Zhou’s depictions are considered accurate, although scholars haved identified inaccuracies. For instance, he describes the Hindu religious devotees in Chinese terms, as Confucians or Daoists, which would be wrong. Also, the measurements he provided about the length of the temples and their distance in the complex are not accurate either. However, the accounts can help us vividly recreate in our minds what life at the Angkor Wat was like at the end of the 13th century.
When the first Westerners arrived at the site, they were astonished at the sight of it. A Portuguese monk, António da Madalena, deemed among the first to arrive at Angkor Wat in 1586, would say that the place “is of such extraordinary construction that it is not possible to describe it with a pen, particularly since it is like no other building in the world. It has towers and decoration and all the refinements which the human genius can conceive of.”
However, Angkor Wat would become more familiar in the West during the mid 19th century when the site was visited by the French naturalist and explorer Henri Mouhot. In his travel notes, he would glorify the complex by writing: “One of these temples—a rival to that of Solomon, and erected by some ancient Michelangelo—might take an honorable place beside our most beautiful buildings. It is grander than anything left to us by Greece or Rome, and presents a sad contrast to the state of barbarism in which the nation is now plunged.”
In between the visits of the Portuguese monk and the French naturalist, life at Angkor Wat had notably diminished. Reportedly, by the 17th century, the complex was not completely abandoned but still functioned as a Buddhist temple. Fourteen inscriptions dated from that period and discovered in the nearby area, affirm that it was Japanese Buddhist pilgrims who had established small settlements along the local Khmers.
In those days, Angkor Wat was in fact mistaken by the Japanese to be a famed Jetavana garden situated in India; a place where the Buddha had given the majority of his teachings.
It was a challenge for researchers to piece together the history of the monumental site accurately. Eventually, they did so through clearing and restoration work on the whole complex. It was unusual that there was an absence of ordinary dwellings or signs of other settlements. There were no tools for cooking, weapons, or clothes whatsoever, typically found at other ancient sites. It was only the monuments. The restorations took place during the 20th century and focused mostly on the removal of concentrated earth and vegetation.

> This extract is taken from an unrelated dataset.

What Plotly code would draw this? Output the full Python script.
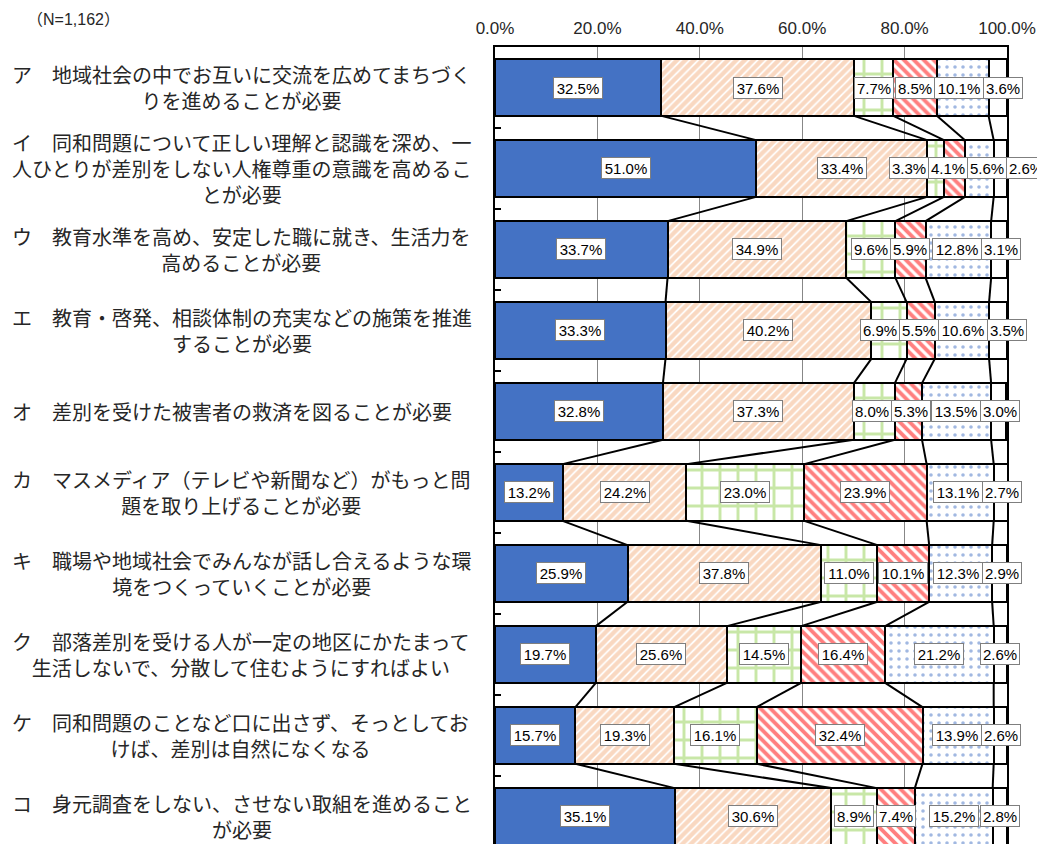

Some serious casualties at Angkor Wat followed in the late 1980s and early 1990s when art thieves, mostly operating out of Thailand, claimed almost every head that could be chopped off the structures, including reconstructions.
To date, the complex remains a powerful symbol of Cambodia and a reason for great national pride, which also determined the country’s diplomatic moves towards other countries such as France or Thailand in the past. The imposing legacy of Angkor Wat and other sites of the Khmer empire in the region had been the reason for France to adopt Cambodia under a protectorate in 1863, thus trespassing territories controlled by the Siamese (Thai), and taking charge of the ruins. The events then led Cambodia to quickly reclaim the lands in the northwest of the country which had been under the Siamese for several centuries.
In December 2015, researchers on behalf the University of Sydney announced new findings at Angkor Wat which concerned previously unseen groups of buried towers, probably built and demolished during the construction of Angkor. The findings could also offer answers to questions which have puzzled researchers for decades.